The report says the police records system wasn't being used as well as it could be to track officer activity.

That limited the consultant's ability to assess police workload, something used to calculate how many officers are needed to police the three communities.

As a result, the consultants recommended the analysis which could take two to three months.

In late October, Moncton councillors voted to ask for the analysis.

"I think that the workload analysis is the crux of all of this, and we need to figure that out so that we can make informed decisions," Moncton Mayor Dawn Arnold said at the time.

Arnold, Riverview Mayor Andrew LeBlanc and Dieppe Mayor Yvon Lapierre asked in a Nov. 22 letter for the analysis to be completed by Feb. 1.

Don Moore, the board chair, said responded to the mayors asking if there was anything they specifically wanted as part of the analysis.

"I have never received a response to that email,"  Moore told the board Thursday.

Don Moore, chair of the Codiac Regional Policing Authority board, in Riverview town hall chambers on Sept. 28, 2023.
Don Moore, chair of the Codiac Regional Policing Authority board, in Riverview town hall chambers on Sept. 28, 2023.

Don Moore, chair of the Codiac Regional Policing Authority board, says he's yet to get a response from the mayors about what they want from the analysis. (Shane Magee/CBC)

The board voted to table discussion of the issue until its next meeting, which is scheduled for Feb. 8, after several voiced confusion.

"I think there's some added information here that we could have and benefit [from] so that we're not asking people to work triple overtime over Christmas to hit a false deadline," said Corinne Godbout, who is also a Dieppe city councillor.

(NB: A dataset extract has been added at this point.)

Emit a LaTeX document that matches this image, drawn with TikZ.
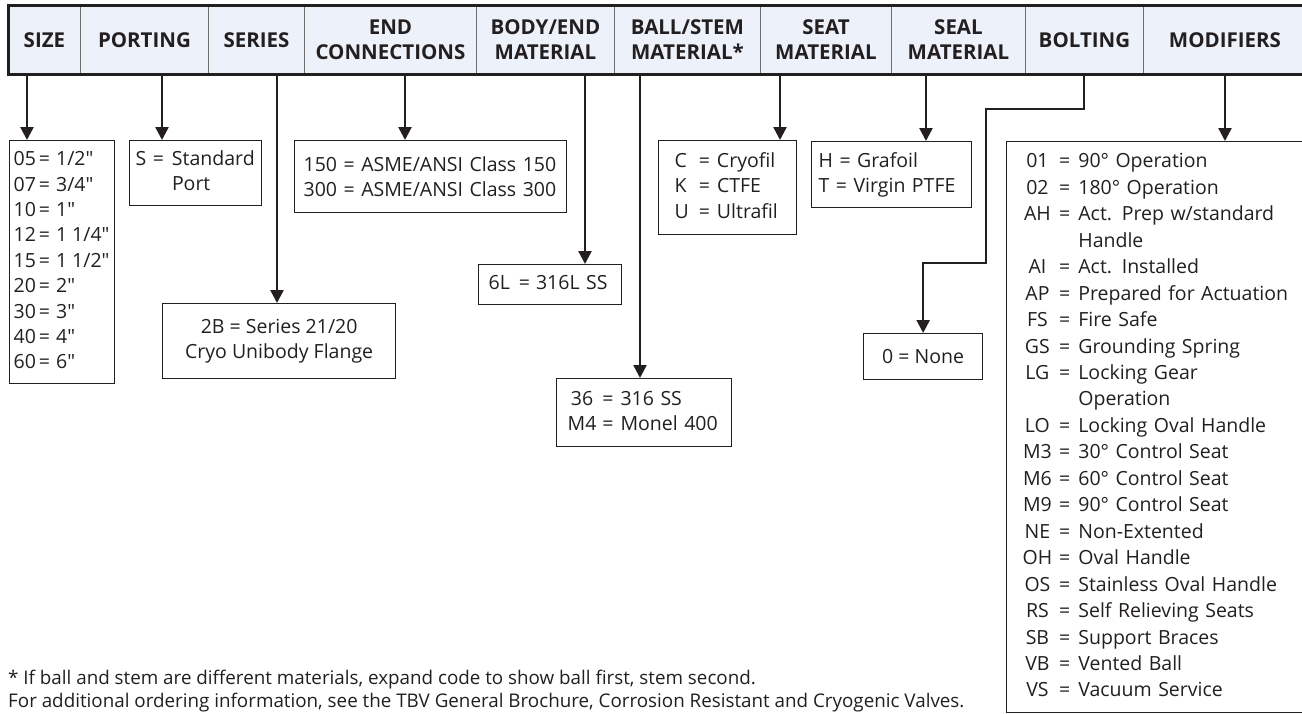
\documentclass[tikz,border=0pt]{standalone}
\usepackage{fontspec}
\setmainfont{Open Sans}
\usetikzlibrary{arrows.meta}
\definecolor{ink}{HTML}{231F20}
\definecolor{barfill}{HTML}{EDF2FA}
\definecolor{divgray}{HTML}{6E6E6E}
\newcommand{\sq}{\hspace{3pt}=\hspace{6pt}}
\begin{document}
\begin{tikzpicture}[x=1pt,y=-1pt,
  hcell/.style={draw=divgray, line width=0.9pt, fill=barfill, minimum height=69pt,
    inner sep=0pt, anchor=north west, text=ink, align=center,
    font=\fontsize{20.5}{25}\selectfont\bfseries},
  box/.style={draw=ink, line width=1.3pt, inner sep=0pt, anchor=north west, text=ink,
    font=\fontsize{19.5}{25.4}\selectfont},
  lbox/.style={box, align=left},
  arr/.style={draw=ink, line width=2.4pt, -{Triangle[width=13pt,length=13pt]}},
]
\useasboundingbox (0,0) rectangle (1302,713);
\fill[white] (0,0) rectangle (1302,713);

% header bar
\node[hcell, minimum width=72pt]  (hSize) at (8,5)   {SIZE};
\node[hcell, minimum width=128pt] (hPort) at (80,5)  {PORTING};
\node[hcell, minimum width=96pt]  (hSer)  at (208,5) {SERIES};
\node[hcell, minimum width=172pt] (hEnd)  at (304,5) {END\\CONNECTIONS};
\node[hcell, minimum width=138pt] (hBody) at (476,5) {BODY/END\\MATERIAL};
\node[hcell, minimum width=146pt] (hBall) at (614,5) {BALL/STEM\\MATERIAL*};
\node[hcell, minimum width=131pt] (hSeat) at (760,5) {SEAT\\MATERIAL};
\node[hcell, minimum width=134pt] (hSeal) at (891,5) {SEAL\\MATERIAL};
\node[hcell, minimum width=118pt] (hBolt) at (1025,5){BOLTING};
\node[hcell, minimum width=163pt] (hMod)  at (1143,5){MODIFIERS};
\draw[ink, line width=3pt] (hSize.north west) rectangle (hMod.south east);

% connector start points on the bar's lower edge
\coordinate (aSize) at (27,74);
\coordinate (aPort) at (162,74);
\coordinate (aSer)  at (277,74);
\coordinate (aEnd)  at (405,74);
\coordinate (aBody) at (585,74);
\coordinate (aBall) at (640,74);
\coordinate (aSeat) at (780,74);
\coordinate (aSeal) at (926,74);
\coordinate (aBolt) at (1084,74);
\coordinate (aMod)  at (1225,74);

% option boxes
\node[lbox, minimum width=105pt, minimum height=243pt, text width=97pt, inner xsep=4pt] (bSize) at (9,140)
  {\begin{tabular}{@{}l@{}}
   05\sq 1/2″\\07\sq 3/4″\\10\sq 1″\\12\sq 1\hspace{5pt}1/4″\\15\sq 1\hspace{5pt}1/2″\\
   20\sq 2″\\30\sq 3″\\40\sq 4″\\60\sq 6″\end{tabular}};
\node[lbox, minimum width=132pt, minimum height=65pt, text width=124pt, inner xsep=4pt] (bPort) at (129,140)
  {\hspace{2pt}\begin{tabular}{@{}l@{\hspace{8pt}}l@{}}S = & Standard\\ & Port\end{tabular}};
\node[lbox, minimum width=272pt, minimum height=72pt, text width=254pt, inner xsep=9pt] (bEnd) at (294,140)
  {150 = ASME/ANSI Class 150\\300 = ASME/ANSI Class 300};
\node[box, align=center, minimum width=233pt, minimum height=75pt] (bSer) at (162,303)
  {2B = Series 21/20\\Cryo Unibody Flange};
\node[lbox, minimum width=143pt, minimum height=40pt, text width=123pt, inner xsep=10pt] (bBody) at (478,264)
  {\begin{tabular}{@{}l@{}}6L\hspace{9pt}=\hspace{6pt}316L SS\end{tabular}};
\node[lbox, minimum width=175pt, minimum height=68pt, text width=153pt, inner xsep=11pt] (bBall) at (556,378)
  {\begin{tabular}{@{}c@{\hspace{6pt}=\hspace{7pt}}l@{}}36 & 316 SS\\M4 & Monel 400\end{tabular}};
\node[lbox, minimum width=138pt, minimum height=94pt, text width=110pt, inner xsep=14pt] (bSeat) at (658,140)
  {\hspace{2pt}\begin{tabular}{@{}l@{\hspace{10pt}=\hspace{7pt}}l@{}}C & Cryofil\\K & CTFE\\U & Ultrafil\end{tabular}};
\node[lbox, minimum width=160pt, minimum height=66pt, text width=146pt, inner xsep=7pt] (bSeal) at (811,141)
  {H = Grafoil\\T = Virgin PTFE};
\node[box, align=center, minimum width=119pt, minimum height=46pt] (bBolt) at (863,333)
  {0 = None};
\node[lbox, minimum width=304pt, minimum height=571pt, text width=272pt, inner xsep=16pt,
  font=\fontsize{19.5}{26.45}\selectfont] (bMod) at (1006,141)
  {\begin{tabular}{@{}c@{\hspace{7pt}=\hspace{8pt}}l@{}}
  01 & 90° Operation\\
  02 & 180° Operation\\
  AH & Act. Prep w/standard\\
  \multicolumn{1}{@{}c@{\hspace{7pt}\phantom{=}\hspace{8pt}}}{} & Handle\\
  AI & Act. Installed\\
  AP & Prepared for Actuation\\
  FS & Fire Safe\\
  GS & Grounding Spring\\
  LG & Locking Gear\\
  \multicolumn{1}{@{}c@{\hspace{7pt}\phantom{=}\hspace{8pt}}}{} & Operation\\
  LO & Locking Oval Handle\\
  M3 & 30° Control Seat\\
  M6 & 60° Control Seat\\
  M9 & 90° Control Seat\\
  NE & Non-Extented\\
  OH & Oval Handle\\
  OS & Stainless Oval Handle\\
  RS & Self Relieving Seats\\
  SB & Support Braces\\
  VB & Vented Ball\\
  VS & Vacuum Service
  \end{tabular}};

% connectors
\draw[arr] (aSize) -- (aSize |- bSize.north);
\draw[arr] (aPort) -- (aPort |- bPort.north);
\draw[arr] (aSer)  -- (aSer |- bSer.north);
\draw[arr] (aEnd)  -- (aEnd |- bEnd.north);
\draw[arr] (aBody) -- (aBody |- bBody.north);
\draw[arr] (aBall) -- (aBall |- bBall.north);
\draw[arr] (aSeat) -- (aSeat |- bSeat.north);
\draw[arr] (aSeal) -- (aSeal |- bSeal.north);
\draw[arr] (aMod)  -- (aMod |- bMod.north);
\draw[arr] (aBolt) |- (986,109) -- (986,263) -| (bBolt.north);

% footnote
\node[anchor=base west, align=left, text=ink, inner sep=0pt,
  font=\fontsize{18.8}{23}\selectfont] (foot) at (8,707)
  {* If ball and stem are different materials, expand code to show ball first, stem second.\\
   For additional ordering information, see the TBV General Brochure, Corrosion Resistant and Cryogenic Valves.};
\end{tikzpicture}
\end{document}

"Is this a true urgent deadline, or is this a 'would be nice' category? I'm conscious of, again, not getting sidetracked by somebody else's agenda and us staying on ours."

Charles Savoie, the director of strategic planning and policing support services, told board members the RCMP already plan to do a workload analysis in 2024 but that it may not be complete until mid-year.

"A municipal force or an RCMP force would have similar workload," Savoie said.

"The workload is the workload. So why that would be so important to determine if you wanted to maintain your RCMP or municipal force is a little bit lost on us. But we're going to do it."

Moncton's timeline

The board's vote could affect a timeline Moncton councillors have laid out for its policing debate.

Councillors Daniel Bourgeois, Charles Léger and Bryan Butler were tasked with gathering questions from municipal staff and councillors the policing study may not have answered.

The 47 questions complied include the "real" cost of a transition to another force, whether the province would help fund a transition, legal barriers to moving to a municipal force, and what would happen if the three communities don't agree on what to do.

Bourgeois said during a committee meeting last week that they want to finish a report with answers by early March.

"There is a decision to be made by the 31st of March- if city council was going to abandon the RCMP in favour of a municipal police force," Bourgeois said.

The 20-year contract between the RCMP and policing authority allows either side to terminate the agreement on March 31 of any year with 48 months notice.

The Perivale + Taylor study recommended keeping the RCMP, suggesting a transition to a new police force would cost $73.5 million. Councillors have questioned the figure because more than half of it is a contingency.

The consultants estimated 20 to 30 more officers would be required than the current 152 to replace specialized policing services, such as forensics, provided by the RCMP.

The study also called for improved policing authority governance and better communication between the board and three councils.